Chapter 9: Connections

Observability is the final piece of the distributed systems reliability stack. You now have the complete picture: what fails, how to isolate it, how to survive it at runtime, how to ship safely, and how to see what is happening in production.

The Complete Stack

Layer	Topic	Question it answers
Architecture	Failure Modes & Isolation	What can fail? How do we contain it?
Runtime	Resiliency Patterns	How do we handle failures gracefully in code?
Delivery	Testing & Deployment	How do we ship changes safely?
Visibility	Observability & Operations (this lesson)	How do we see what's happening and respond?

Key Takeaways

1. Measure the four golden signals. Latency (percentiles!), traffic, errors, saturation. If you can only have four metrics, make it these four.

2. RED for services, USE for resources. Rate/Errors/Duration for request-driven services. Utilization/Saturation/Errors for hardware resources.

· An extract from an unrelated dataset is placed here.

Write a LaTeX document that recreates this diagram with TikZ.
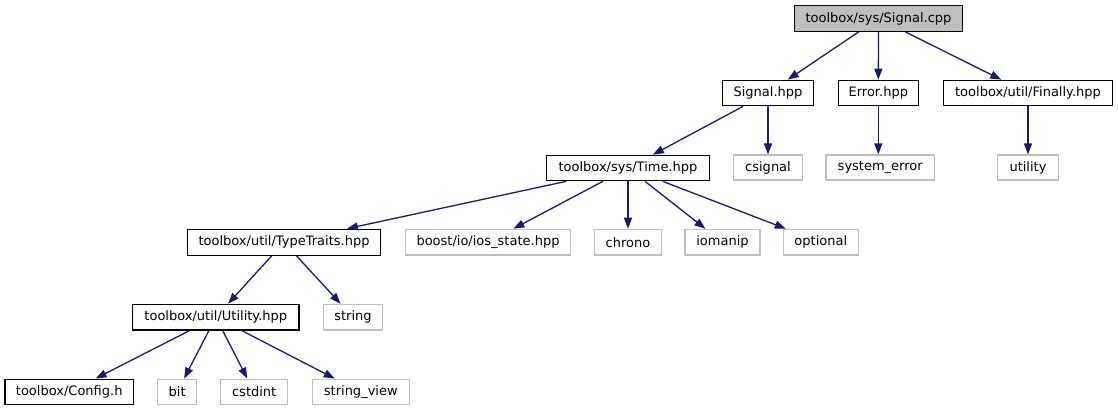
\documentclass[tikz,border=0pt]{standalone}
\usepackage{fontspec}
\setmainfont{DejaVu Sans}
\usetikzlibrary{arrows.meta}
\definecolor{edgeblue}{HTML}{191970}
\definecolor{lightbd}{HTML}{BFBFBF}
\definecolor{rootfill}{HTML}{BFBFBF}
\tikzset{
  box/.style={draw=black, line width=1.2pt, inner sep=0pt, font=\fontsize{13}{15}\selectfont, text=black},
  extbox/.style={draw=lightbd, line width=1.2pt, inner sep=0pt, font=\fontsize{13}{15}\selectfont, text=black},
  rootbox/.style={box, fill=rootfill},
  dep/.style={draw=edgeblue, line width=1.3pt, -{Triangle[length=11pt,width=8pt]}},
}
\begin{document}
\begin{tikzpicture}[x=1pt,y=-1pt]
\useasboundingbox (0,0) rectangle (1118,411);
% row 0
\node[rootbox, minimum width=168pt, minimum height=25.5pt] (cpp) at (878.5,18.5) {toolbox/sys/Signal.cpp};
% row 1
\node[box, minimum width=90.5pt, minimum height=25.5pt] (sig) at (768,93) {Signal.hpp};
\node[box, minimum width=80pt, minimum height=25.5pt] (err) at (878.3,93) {Error.hpp};
\node[box, minimum width=169.5pt, minimum height=25.5pt] (fin) at (1028,93) {toolbox/util/Finally.hpp};
% row 2
\node[box, minimum width=162.5pt, minimum height=25.5pt] (time) at (628,168) {toolbox/sys/Time.hpp};
\node[extbox, minimum width=68.5pt, minimum height=25pt] (csig) at (768,167.5) {csignal};
\node[extbox, minimum width=108.3pt, minimum height=25pt] (syserr) at (880.2,167.5) {system\_error};
\node[extbox, minimum width=60.5pt, minimum height=25pt] (util) at (1028,167.5) {utility};
% row 3
\node[box, minimum width=193.7pt, minimum height=26pt] (tt) at (284,242.3) {toolbox/util/TypeTraits.hpp};
\node[extbox, minimum width=165.7pt, minimum height=25.7pt] (boost) at (488,242.2) {boost/io/ios\_state.hpp};
\node[extbox, minimum width=66.7pt, minimum height=25.7pt] (chrono) at (628,242.2) {chrono};
\node[extbox, minimum width=75pt, minimum height=25.7pt] (ioman) at (722.5,242.2) {iomanip};
\node[extbox, minimum width=75pt, minimum height=25.7pt] (opt) at (820.8,242.2) {optional};
% row 4
\node[box, minimum width=166.3pt, minimum height=25.7pt] (ut) at (215.8,317.2) {toolbox/util/Utility.hpp};
\node[extbox, minimum width=59.4pt, minimum height=25.7pt] (str) at (353,317.2) {string};
% row 5
\node[box, minimum width=128.3pt, minimum height=25.7pt] (cfg) at (69.2,392) {toolbox/Config.h};
\node[extbox, minimum width=39pt, minimum height=25.7pt] (bit) at (177.2,392) {bit};
\node[extbox, minimum width=67pt, minimum height=25.7pt] (cstd) at (254.2,392) {cstdint};
\node[extbox, minimum width=97pt, minimum height=25.7pt] (sv) at (360.8,392) {string\_view};
% edges
\draw[dep] (cpp) -- (sig);
\draw[dep] (cpp) -- (err);
\draw[dep] (cpp) -- (fin);
\draw[dep] (sig) -- (time);
\draw[dep] (sig.south) -- (csig.north);
\draw[dep] (err.south) -- (syserr.north -| err.south);
\draw[dep] (fin.south) -- (util.north);
\draw[dep] (time) -- (tt);
\draw[dep] (time) -- (boost);
\draw[dep] (time.south) -- (chrono.north);
\draw[dep] (time) -- (ioman);
\draw[dep] (time) -- (opt);
\draw[dep] (tt) -- (ut);
\draw[dep] (tt) -- (str);
\draw[dep] (ut) -- (cfg);
\draw[dep] (ut) -- (bit);
\draw[dep] (ut) -- (cstd);
\draw[dep] (ut) -- (sv);
\end{tikzpicture}
\end{document}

3. SLOs are budgets, not aspirations. Set them based on user needs. Never set 100%. Use error budgets to make deployment risk decisions.

4. Alert on symptoms, not causes. "Error rate > 1%" pages a human. "CPU > 90%" creates a ticket. Every page must be urgent, actionable, and real.

5. Structure your logs. JSON with trace_id lets you query efficiently and correlate across services. Never log secrets.

6. Trace the critical path. Distributed tracing shows where time is spent. Sample at 1% in production, 100% for errors and slow requests.

7. Dashboards should answer questions in seconds. Top banner for status, golden signals for detail, drill-down for investigation.

"Observability is not about collecting data. It is about being able to ask arbitrary questions of your system and get answers without deploying new code." — Charity Majors, CTO of Honeycomb

Final quiz: You are building a new microservices platform. What is the minimum observability setup you need before launching to production?

Dashboards showing CPU and memory per service Log aggregation so you can grep for errors All three pillars: metrics (four golden signals per service with percentile latencies, SLO tracking, alerting on symptoms), structured logs (JSON with trace_id, queryable), and distributed tracing (W3C trace context propagation, 1% sampling). Plus: a dashboard showing golden signals, error budgets, and recent deployments. Without all three, you can detect problems (metrics) but not diagnose them (traces) or understand the narrative (logs).